[start of Data excerpt]

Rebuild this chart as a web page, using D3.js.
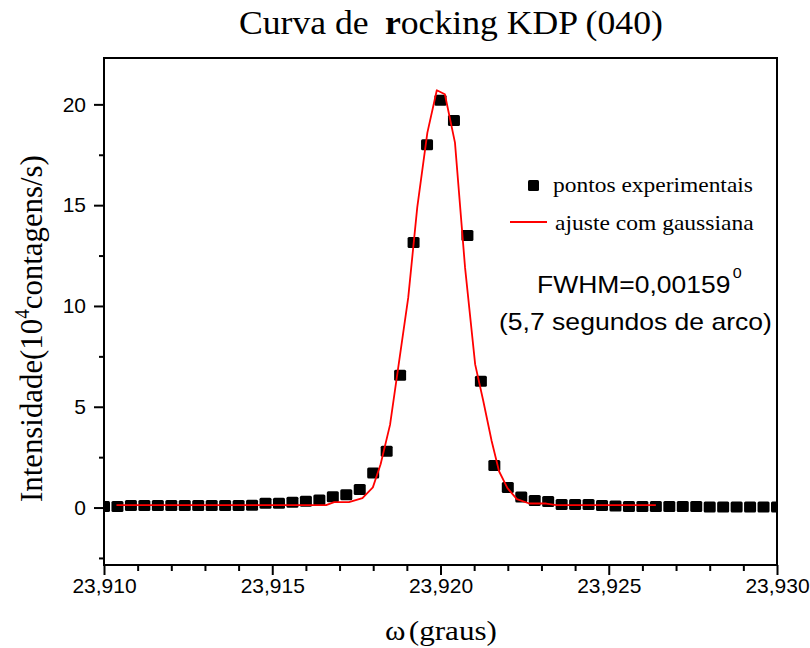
<!DOCTYPE html>
<html>
<head>
<meta charset="utf-8">
<script src="https://cdn.jsdelivr.net/npm/d3@7"></script>
<style>
  body { margin: 0; background: #fff; }
  svg { display: block; }
</style>
</head>
<body>
<div id="chart"></div>
<script>
// measured points (omega in degrees, intensity in 10^4 counts/s)
const omegaPts = [
  23.9100, 23.9104, 23.9108, 23.9112, 23.9116, 23.9120, 23.9124, 23.9128, 23.9132, 23.9136,
  23.9140, 23.9144, 23.9148, 23.9152, 23.9156, 23.9160, 23.9164, 23.9168, 23.9172, 23.9176,
  23.9180, 23.9184, 23.9188, 23.9192, 23.9196, 23.9200, 23.9204, 23.9208, 23.9212, 23.9216,
  23.9220, 23.9224, 23.9228, 23.9232, 23.9236, 23.9240, 23.9244, 23.9248, 23.9252, 23.9256,
  23.9260, 23.9264, 23.9268, 23.9272, 23.9276, 23.9280, 23.9284, 23.9288, 23.9292, 23.9296,
  23.9300
];
const intensPts = [
  0.05, 0.05, 0.10, 0.10, 0.10, 0.10, 0.10, 0.10, 0.10, 0.10,
  0.10, 0.12, 0.21, 0.21, 0.26, 0.31, 0.38, 0.54, 0.64, 0.89,
  1.71, 2.79, 6.56, 13.15, 18.0, 20.2, 19.2, 13.5, 6.26, 2.08,
  1.00, 0.52, 0.35, 0.30, 0.15, 0.15, 0.15, 0.10, 0.08, 0.05,
  0.05, 0.05, 0.05, 0.05, 0.05, 0.03, 0.03, 0.03, 0.03, 0.03,
  0.03
];

// gaussian fit
const omegaFit = [
  23.91037, 23.91660, 23.91684, 23.91728, 23.91768, 23.91799, 23.91822, 23.91850,
  23.91904, 23.91931, 23.91961, 23.91989, 23.92013, 23.92043, 23.92073, 23.92103,
  23.92127, 23.92152, 23.92174, 23.92199, 23.92227, 23.92264, 23.92314, 23.92344,
  23.92640
];
const intensFit = [
  0.12, 0.12, 0.27, 0.27, 0.47, 1.00, 2.15, 4.10,
  10.4, 14.9, 18.6, 20.7, 20.5, 18.1, 11.9, 7.1,
  5.3, 3.3, 1.8, 0.96, 0.42, 0.20, 0.20, 0.12,
  0.12
];

const xMajorTicks = [23.910, 23.915, 23.920, 23.925, 23.930];
const xMinorTicks = [23.911, 23.912, 23.913, 23.914, 23.916, 23.917, 23.918, 23.919,
  23.921, 23.922, 23.923, 23.924, 23.926, 23.927, 23.928, 23.929];
const yMajorTicks = [0, 5, 10, 15, 20];
const yMinorTicks = [-2.5, 2.5, 7.5, 12.5, 17.5];

const W = 810, H = 648;
const plot = { left: 104, right: 777, top: 58, bottom: 565 };
const serif = "'Liberation Serif', 'Times New Roman', serif";
const sans = "'Liberation Sans', Arial, sans-serif";

const svg = d3.select("#chart").append("svg")
  .attr("width", W).attr("height", H);
svg.append("rect").attr("width", W).attr("height", H).attr("fill", "#fff");

const x = d3.scaleLinear().domain([23.910, 23.930]).range([plot.left, plot.right]);
const y = d3.scaleLinear().domain([-2.85, 22.3]).range([plot.bottom, plot.top]);

const ptBr = d3.formatLocale({ decimal: ",", thousands: ".", grouping: [3], currency: ["", ""] });
const fmtX = ptBr.format(".3f");

// stretch a text group horizontally so that it spans w pixels
function fitText(g, tx, ty, w, rot) {
  const bw = g.node().getBBox().width;
  g.attr("transform", `translate(${tx},${ty})${rot ? " rotate(" + rot + ")" : ""} scale(${w / bw},1)`);
}

svg.append("defs").append("clipPath").attr("id", "clip")
  .append("rect")
  .attr("x", plot.left).attr("y", plot.top)
  .attr("width", plot.right - plot.left).attr("height", plot.bottom - plot.top);

// axes
const xAxis = svg.append("g").attr("transform", `translate(0,${plot.bottom})`)
  .call(d3.axisBottom(x).tickValues(xMajorTicks).tickSize(10).tickPadding(3).tickFormat(fmtX));
const xMinor = svg.append("g").attr("transform", `translate(0,${plot.bottom})`)
  .call(d3.axisBottom(x).tickValues(xMinorTicks).tickSize(6).tickFormat(""));
const yAxis = svg.append("g").attr("transform", `translate(${plot.left},0)`)
  .call(d3.axisLeft(y).tickValues(yMajorTicks).tickSize(10).tickPadding(8));
const yMinor = svg.append("g").attr("transform", `translate(${plot.left},0)`)
  .call(d3.axisLeft(y).tickValues(yMinorTicks).tickSize(5).tickFormat(""));

[xAxis, xMinor, yAxis, yMinor].forEach(a => {
  a.select(".domain").remove();
  a.selectAll(".tick line").attr("stroke", "#000").attr("stroke-width", 2);
  a.selectAll(".tick text").attr("fill", "#000")
    .style("font-family", sans).style("font-size", "21px");
});

// frame
svg.append("rect")
  .attr("x", plot.left).attr("y", plot.top)
  .attr("width", plot.right - plot.left).attr("height", plot.bottom - plot.top)
  .attr("fill", "none").attr("stroke", "#000").attr("stroke-width", 2);

const inner = svg.append("g").attr("clip-path", "url(#clip)");

const pts = omegaPts.map((w, i) => ({ w, v: intensPts[i] }));
inner.selectAll(".pt").data(pts).join("rect")
  .attr("class", "pt")
  .attr("x", d => x(d.w) - 6).attr("y", d => y(d.v) - 5.5)
  .attr("width", 12).attr("height", 11).attr("rx", 1.5)
  .attr("fill", "#000");

const fit = omegaFit.map((w, i) => ({ w, v: intensFit[i] }));
inner.append("path").datum(fit)
  .attr("fill", "none").attr("stroke", "#ff0000").attr("stroke-width", 1.8)
  .attr("stroke-linejoin", "round")
  .attr("d", d3.line().x(d => x(d.w)).y(d => y(d.v)));

// title
const title = svg.append("g");
const tt = title.append("text").attr("x", 0).attr("y", 0)
  .style("font-family", serif).style("font-size", "34px").attr("fill", "#000");
tt.append("tspan").text("Curva de ");
tt.append("tspan").attr("dx", 7).style("font-weight", "bold").text("r");
tt.append("tspan").text("ocking KDP (040)");
fitText(title, 239, 34, 424);

// y label
const yl = svg.append("g");
const ylt = yl.append("text").attr("x", 0).attr("y", 0)
  .style("font-family", serif).style("font-size", "32px").attr("fill", "#000");
ylt.append("tspan").text("Intensidade(10");
ylt.append("tspan").attr("dy", -13).style("font-size", "20px").text("4");
ylt.append("tspan").attr("dy", 13).text("contagens/s)");
fitText(yl, 42, 502, 347, -90);

// x label
const xl = svg.append("g");
const xlt = xl.append("text").attr("x", 0).attr("y", 0)
  .style("font-family", serif).style("font-size", "28px").attr("fill", "#000");
xlt.append("tspan").text("ω");
xlt.append("tspan").attr("dx", 3).text("(graus)");
fitText(xl, 385, 640, 112);

// legend
svg.append("rect").attr("x", 528).attr("y", 180).attr("width", 11).attr("height", 11)
  .attr("rx", 1.5).attr("fill", "#000");
const l1 = svg.append("g");
l1.append("text").style("font-family", serif).style("font-size", "22px").text("pontos experimentais");
fitText(l1, 553, 192, 200);

svg.append("line").attr("x1", 510).attr("x2", 547).attr("y1", 222).attr("y2", 222)
  .attr("stroke", "#ff0000").attr("stroke-width", 1.8);
const l2 = svg.append("g");
l2.append("text").style("font-family", serif).style("font-size", "22px").text("ajuste com gaussiana");
fitText(l2, 555, 230, 199);

// FWHM annotation
const f1 = svg.append("g");
const f1t = f1.append("text").style("font-family", sans).style("font-size", "23px");
f1t.append("tspan").text("FWHM=0,00159");
f1t.append("tspan").attr("dx", 2).attr("dy", -15).style("font-size", "14px").text("0");
fitText(f1, 537, 293, 205);

const f2 = svg.append("g");
f2.append("text").style("font-family", sans).style("font-size", "23px").text("(5,7 segundos de arco)");
fitText(f2, 499, 330, 273);
</script>
</body>
</html>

[end of Data excerpt]

### Required work
Where a line holds "chart", copy it out.

### Answer to the exercise
Rebuild this chart as a web page, using D3.js.
<div id="chart"></div>
const svg = d3.select("#chart").append("svg")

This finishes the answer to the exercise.